We’re two Northwest-born pals, Sara and James, and Falling Tide Press began as a hobby of ours! A photographer/beach naturalist (Sara) and writer/artist (James), we often join gatherings at another friend’s family property in the San Juan Islands, which includes a stretch of private beach where all kinds of interesting things wash up—including many different kinds of seaweed native to the Salish Sea.
On one of those trips a few years ago, we made a simple press to try our hand at collecting and pressing some of these beautiful algae. (Seaweed pressing is a preservative art practice, similar to flower pressing, that was very popular in Victorian England; many great examples of the craft, dating back over 150 years, are still around today.) We loved the results, our friends did too, and so we kept at it!
All of our collected seaweed is native to the Northwest and hand-gathered by us from the ocean wrack line (the line of washed-up debris left behind by a receding, or falling, tide) on private property.
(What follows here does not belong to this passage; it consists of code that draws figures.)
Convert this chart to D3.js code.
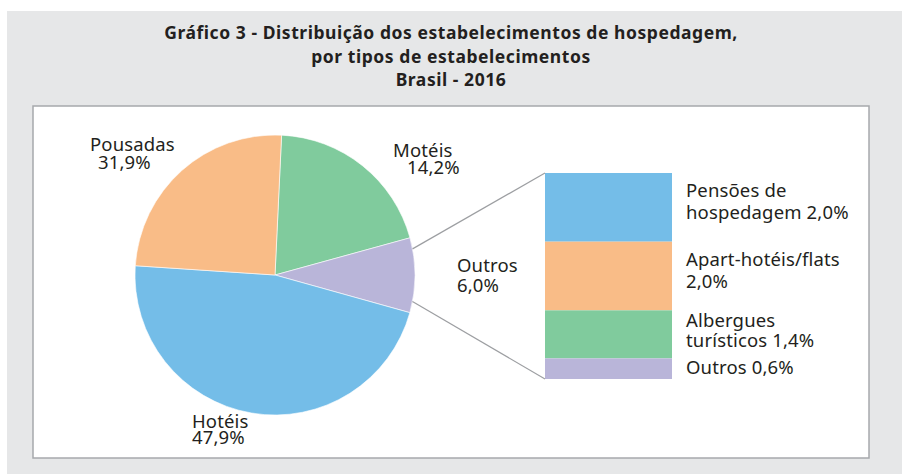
<!DOCTYPE html>
<html>
<head>
<meta charset="utf-8">
<script src="https://cdn.jsdelivr.net/npm/d3@7"></script>
<style>
  html, body { margin: 0; padding: 0; background: #fff; }
  text { font-family: "Noto Sans", sans-serif; fill: #231f20; }
</style>
</head>
<body>
<div id="chart"></div>
<script>
// pie categories, in drawing order (clockwise from the top)
const categories = ['Motéis', 'Outros', 'Hotéis', 'Pousadas'];
const pctLabels = ['14,2%', '6,0%', '47,9%', '31,9%'];
// slice sizes as they are drawn in the picture (degrees of arc)
const sliceValues = [71.9, 31.0, 168.2, 88.9];
const sliceColors = ['#80cb9d', '#b9b5d9', '#74bde8', '#f9bc87'];

// breakdown of "Outros" shown as a stacked bar
const subCategories = ['Pensões de hospedagem', 'Apart-hotéis/flats', 'Albergues turísticos', 'Outros'];
const subValues = [2.0, 2.0, 1.4, 0.6];
const subColors = ['#74bde8', '#f9bc87', '#80cb9d', '#b9b5d9'];
const subLabelLines = [
  ['Pensões de', 'hospedagem 2,0%'],
  ['Apart-hotéis/flats', '2,0%'],
  ['Albergues', 'turísticos 1,4%'],
  ['Outros 0,6%']
];

const titleLines = [
  'Gráfico 3 - Distribuição dos estabelecimentos de hospedagem,',
  'por tipos de estabelecimentos',
  'Brasil - 2016'
];

const width = 902, height = 474;
const cx = 275, cy = 275, radius = 140;

// hand placed label anchors, like in the original layout
const pieLabelPos = {
  'Motéis':   [[393, 157], [407, 174]],
  'Outros':   [[457, 272], [457, 292]],
  'Hotéis':   [[192, 428], [192, 444]],
  'Pousadas': [[90, 151], [98, 169]]
};
const subLabelBaselines = [[197, 219], [266, 288], [327, 347], [374]];

const svg = d3.select('#chart').append('svg')
  .attr('width', width)
  .attr('height', height);

svg.append('rect')
  .attr('x', 7).attr('y', 11)
  .attr('width', width - 7).attr('height', height - 11)
  .attr('fill', '#e6e7e8');

svg.append('rect')
  .attr('x', 33).attr('y', 106)
  .attr('width', 836).attr('height', 352)
  .attr('fill', '#fff')
  .attr('stroke', '#a7a9ac')
  .attr('stroke-width', 1.5);

svg.selectAll('.title')
  .data(titleLines)
  .enter()
  .append('text')
  .attr('class', 'title')
  .attr('x', 451)
  .attr('y', (d, i) => 39 + i * 23.5)
  .attr('text-anchor', 'middle')
  .style('font-size', '17.5px')
  .style('letter-spacing', '0.55px')
  .style('font-weight', 'bold')
  .text(d => d);

// pie
const pie = d3.pie()
  .sort(null)
  .value(d => d.v)
  .startAngle(2.7 * Math.PI / 180)
  .endAngle(2.7 * Math.PI / 180 + 2 * Math.PI);

const arcs = pie(categories.map((c, i) => ({ c, v: sliceValues[i], i })));
const arc = d3.arc().innerRadius(0).outerRadius(radius);

const g = svg.append('g').attr('transform', `translate(${cx},${cy})`);
g.selectAll('path')
  .data(arcs)
  .enter()
  .append('path')
  .attr('d', arc)
  .attr('fill', d => sliceColors[d.data.i])
  .attr('stroke', '#fff')
  .attr('stroke-width', 0.6);

categories.forEach((c, i) => {
  const pos = pieLabelPos[c];
  [c, pctLabels[i]].forEach((t, j) => {
    svg.append('text')
      .attr('x', pos[j][0])
      .attr('y', pos[j][1])
      .style('font-size', '18.5px')
      .style('letter-spacing', '0.15px')
      .text(t);
  });
});

// stacked bar for the breakdown
const barX0 = 545, barX1 = 672;
const y = d3.scaleLinear()
  .domain([0, d3.sum(subValues)])
  .range([173, 379]);
const cum = d3.cumsum([0].concat(subValues));

svg.selectAll('.seg')
  .data(subValues)
  .enter()
  .append('rect')
  .attr('class', 'seg')
  .attr('x', barX0)
  .attr('width', barX1 - barX0)
  .attr('y', (d, i) => y(cum[i]))
  .attr('height', (d, i) => y(cum[i + 1]) - y(cum[i]))
  .attr('fill', (d, i) => subColors[i]);

subLabelLines.forEach((lines, i) => {
  lines.forEach((t, j) => {
    svg.append('text')
      .attr('x', 686)
      .attr('y', subLabelBaselines[i][j])
      .style('font-size', '18.5px')
      .style('letter-spacing', '0.15px')
      .text(t);
  });
});

// connector lines from the "Outros" slice to the bar
const outros = arcs[categories.indexOf('Outros')];
const span = outros.endAngle - outros.startAngle;
const a0 = outros.startAngle + span * 0.15;
const a1 = outros.endAngle - span * 0.15;
const onCircle = a => [cx + radius * Math.sin(a), cy - radius * Math.cos(a)];
[[onCircle(a0), [barX0, y(0)]], [onCircle(a1), [barX0, y(d3.sum(subValues))]]].forEach(seg => {
  svg.append('line')
    .attr('x1', seg[0][0]).attr('y1', seg[0][1])
    .attr('x2', seg[1][0]).attr('y2', seg[1][1])
    .attr('stroke', '#9d9fa2')
    .attr('stroke-width', 1.2);
});
</script>
</body>
</html>
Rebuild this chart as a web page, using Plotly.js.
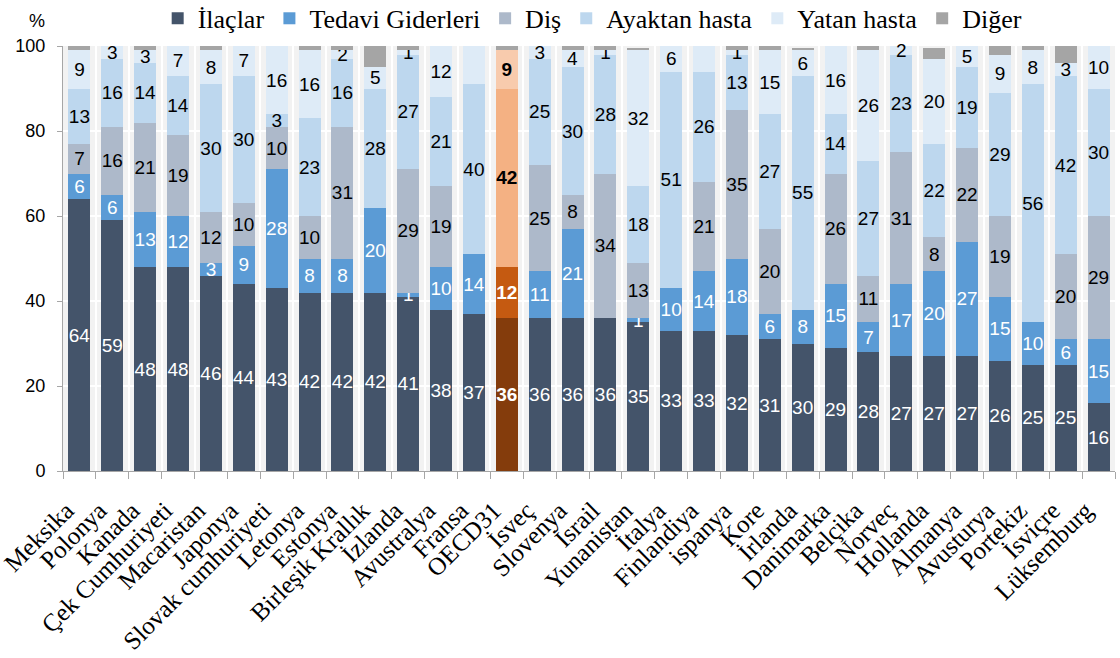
<!DOCTYPE html>
<html>
<head>
<meta charset="utf-8">
<script src="https://cdn.plot.ly/plotly-3.0.1.min.js"></script>
<style>html,body{margin:0;padding:0;background:#fff;}#chart{width:1120px;height:658px;}</style>
</head>
<body>
<div id="chart"></div>
<script>
const countries = ["Meksika","Polonya","Kanada","Çek Cumhuriyeti","Macaristan","Japonya","Slovak cumhuriyeti","Letonya","Estonya","Birleşik Krallık","İzlanda","Avustralya","Fransa","OECD31","İsveç","Slovenya","İsrail","Yunanistan","İtalya","Finlandiya","ispanya","Kore","İrlanda","Danimarka","Belçika","Norveç","Hollanda","Almanya","Avusturya","Portekiz","İsviçre","Lüksemburg"];
const ilaclar   = [64,59,48,48,46,44,43,42,42,42,41,38,37,36,36,36,36,35,33,33,32,31,30,29,28,27,27,27,26,25,25,16];
const tedavi    = [6,6,13,12,3,9,28,8,8,20,1,10,14,12,11,21,0,1,10,14,18,6,8,15,7,17,20,27,15,10,6,15];
const dis       = [7,16,21,19,12,10,10,10,31,0,29,19,0,0,25,8,34,13,0,21,35,20,0,26,11,31,8,22,19,0,20,29];
const ayaktan   = [13,16,14,14,30,30,3,23,16,28,27,21,40,42,25,30,28,18,51,26,13,27,55,14,27,23,22,19,29,56,42,30];
const yatan     = [9,3,3,7,8,7,16,16,2,5,1,12,10,9,3,4,1,32,6,7,1,15,6,16,26,2,20,5,9,8,3,10];
const diger     = [1,0,1.5,0,1,0.5,0,1.5,1,6,1,0.5,0,1,1,1,1,0.5,0.5,0,1,2,0.5,0,1,0.5,2.5,0.5,2.5,1,4,0];

const highlight = "OECD31";
const series = [
  {name:"İlaçlar", vals:ilaclar, color:"#44546A", hi:"#843C0C", txt:"#ffffff", label:true},
  {name:"Tedavi Giderleri", vals:tedavi, color:"#5B9BD5", hi:"#C55A11", txt:"#ffffff", label:true},
  {name:"Diş", vals:dis, color:"#ADB9CA", hi:"#F8CBAD", txt:"#000000", label:true},
  {name:"Ayaktan hasta", vals:ayaktan, color:"#BDD7EE", hi:"#F4B183", txt:"#000000", label:true},
  {name:"Yatan hasta", vals:yatan, color:"#DEEBF7", hi:"#F8CBAD", txt:"#000000", label:true},
  {name:"Diğer", vals:diger, color:"#A5A5A5", hi:"#A5A5A5", txt:"#000000", label:false}
];

const traces = series.map(s => ({
  type:"bar",
  name:s.name,
  x:countries,
  y:s.vals,
  marker:{
    color:countries.map(c => c===highlight ? s.hi : s.color),
    line:{width:0}
  },
  text:s.vals.map((v,i) => (!s.label || v<=0) ? "" : (countries[i]===highlight ? "<b>"+Math.round(v)+"</b>" : String(Math.round(v)))),
  textposition:"inside",
  insidetextanchor:"middle",
  constraintext:"none",
  textangle:0,
  textfont:{family:"Liberation Sans, Arial, sans-serif", size:19, color:s.txt},
  hoverinfo:"x+y+name",
  cliponaxis:false
}));

const layout = {
  width:1120, height:658,
  barmode:"stack",
  bargap:0.33,
  paper_bgcolor:"#ffffff",
  plot_bgcolor:"#F2F2F2",
  margin:{l:63, r:5, t:46, b:187, autoexpand:false},
  font:{family:"Liberation Sans, Arial, sans-serif", color:"#000"},
  showlegend:true,
  legend:{
    orientation:"h", x:0.09, xanchor:"left", y:1.065, yanchor:"middle",
    font:{family:"Liberation Serif, Times New Roman, serif", size:26, color:"#000"},
    traceorder:"normal", bgcolor:"rgba(0,0,0,0)", itemwidth:30, tracegroupgap:0
  },
  xaxis:{
    type:"category",
    tickson:"boundaries",
    showgrid:true, gridcolor:"#ffffff", gridwidth:2,
    ticks:"outside", ticklen:7, tickcolor:"#A6A6A6",
    showline:true, linecolor:"#A6A6A6", linewidth:1,
    tickangle:-45,
    ticklabelshift:-13,
    ticklabelstandoff:14,
    tickfont:{family:"Liberation Serif, Times New Roman, serif", size:25, color:"#000"}
  },
  yaxis:{
    range:[0,100], dtick:20, tick0:0,
    showgrid:true, gridcolor:"#ffffff", gridwidth:2,
    ticks:"outside", ticklen:5, tickcolor:"#A6A6A6",
    showline:true, linecolor:"#A6A6A6", linewidth:1,
    zeroline:false,
    ticklabelstandoff:8,
    tickfont:{family:"Liberation Sans, Arial, sans-serif", size:18, color:"#000"}
  },
  annotations:[
    {text:"%", xref:"paper", yref:"paper", x:-0.034, y:1.059, xanchor:"left", yanchor:"middle", showarrow:false,
     font:{family:"Liberation Sans, Arial, sans-serif", size:18, color:"#000"}}
  ]
};

Plotly.newPlot("chart", traces, layout, {displayModeBar:false, responsive:false});
</script>
</body>
</html>
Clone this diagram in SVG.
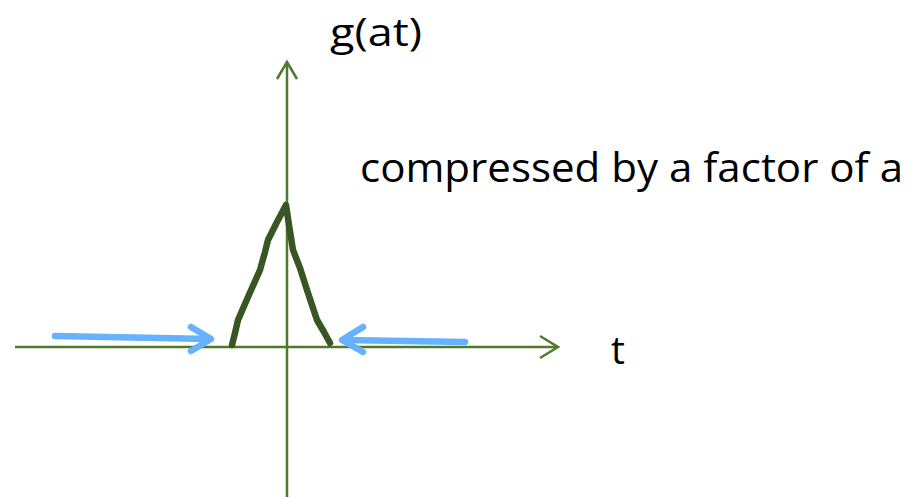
<svg xmlns="http://www.w3.org/2000/svg" width="921" height="497" viewBox="0 0 921 497">
<style>
.axis{stroke:#4f7a2c;stroke-width:2.5;fill:none}
.curve{stroke:#375623;stroke-width:6.5;fill:none;stroke-linecap:round;stroke-linejoin:round}
.blue{stroke:#66b2ff;stroke-width:6.5;fill:none;stroke-linecap:round;stroke-linejoin:round}
.lbl{font-family:"Open Sans","Liberation Sans",sans-serif;fill:#000}
</style>
<rect width="921" height="497" fill="#fff"/>
<g id="connectors">
<g id="x-axis"><path class="axis" d="M15 347 H558"/><path class="axis" d="M540 336 L558 347 L540 358"/></g>
<g id="y-axis"><path class="axis" d="M287 497 V62"/><path class="axis" d="M277 79 L287 62 L297 79"/></g>
<g id="arrow-left"><path class="blue" d="M55 336 L210 339"/><path class="blue" d="M191 327 L211 339 L191 351"/></g>
<g id="arrow-right"><path class="blue" d="M465 342 L343 340"/><path class="blue" d="M363 327 L342 340 L363 352"/></g>
</g>
<g id="pulse"><path class="curve" d="M232 345 L235 333 L238 320 L248 297 L260 270 L265 252 L268 240 L277 222 L286 205 L289 225 L293 250 L300 268 L307 290 L317 320 L324 332 L330 343"/></g>
<g id="label-g"><text class="lbl" x="330" y="46" font-size="39" textLength="92" lengthAdjust="spacingAndGlyphs">g(at)</text></g>
<g id="label-compressed"><text class="lbl" x="360" y="182" font-size="40" textLength="543" lengthAdjust="spacingAndGlyphs">compressed by a factor of a</text></g>
<g id="label-t"><text class="lbl" x="611" y="364" font-size="39">t</text></g>
</svg>
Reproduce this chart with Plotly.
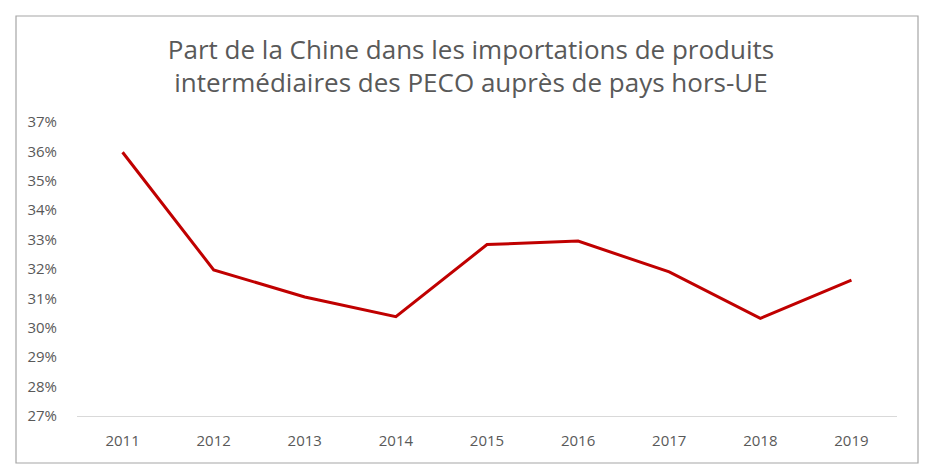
import plotly.graph_objects as go

years = ["2011", "2012", "2013", "2014", "2015", "2016", "2017", "2018", "2019"]
share = [35.97, 31.97, 31.05, 30.38, 32.83, 32.95, 31.9, 30.32, 31.62]
share_frac = [v / 100 for v in share]
tick_vals = [0.27 + 0.01 * i for i in range(11)]
tick_text = [f"{27 + i}%" for i in range(11)]

# the page body adds an 8px offset; the figure is sized so it ends at the window edge
OFF = 8
W, H = 934 - OFF, 476 - OFF
L, R, T, B = 77 - OFF, 37, 122 - OFF, 60
pw, ph = W - L - R, H - T - B

fig = go.Figure()
fig.add_trace(go.Scatter(
    x=years, y=share_frac, mode="lines",
    line=dict(color="#C00000", width=3),
    hoverinfo="x+y",
))

fig.update_layout(
    width=W, height=H,
    margin=dict(l=L, r=R, t=T, b=B, pad=0),
    paper_bgcolor="white", plot_bgcolor="white",
    showlegend=False,
    font=dict(family="Open Sans", color="#595959", size=15),
    title=dict(
        text="Part de la Chine dans les importations de produits<br>intermédiaires des PECO auprès de pays hors-UE",
        x=0.5, xanchor="center", xref="container",
        y=1 - 50.5 / H, yanchor="middle", yref="container",
        font=dict(family="Open Sans", size=26, color="#595959"),
    ),
    xaxis=dict(
        type="category", range=[-0.5, 8.5],
        showgrid=False, zeroline=False,
        showline=True, linecolor="#D9D9D9", linewidth=1,
        ticks="", ticklabelstandoff=11,
        tickfont=dict(size=15, color="#595959"),
    ),
    yaxis=dict(
        range=[0.27, 0.37],
        tickvals=tick_vals, ticktext=tick_text,
        showgrid=False, zeroline=False, showline=False,
        ticks="", ticklabelstandoff=19,
        tickfont=dict(size=15, color="#595959"),
    ),
    shapes=[dict(
        type="rect", xref="paper", yref="paper",
        x0=(16 - OFF - L) / pw, x1=(918 - OFF - L) / pw,
        y0=(H - B - (463 - OFF)) / ph, y1=(H - B - (16 - OFF)) / ph,
        line=dict(color="#A6A6A6", width=1.2),
        fillcolor="rgba(0,0,0,0)", layer="below",
    )],
)

fig.write_html("out.html")
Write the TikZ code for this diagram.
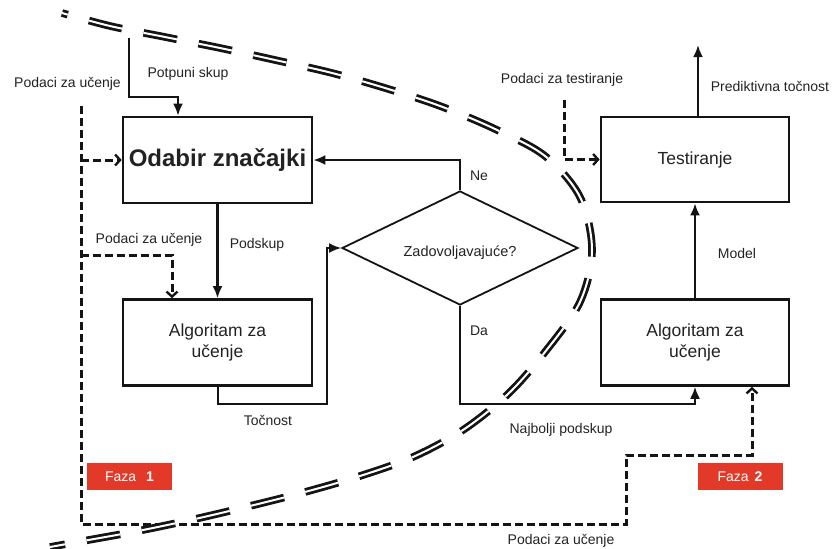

To keep our practice sustainable and environmentally friendly:
· We leave living algae alone. We don’t collect any seaweed that’s still attached by a holdfast (root like structure) to rocks or plants, or damage living seaweed during collection.
· We don’t gather algae that show signs of other life. Even dead seaweed is often home to other living things—including marine eggs or animals like bryozoan—so we inspect our seaweed for life, and if we find it, we let it be.
· We watch out for hitchhikers. We carefully rinse all gathered seaweed free of any tiny critters before taking it away from the beach.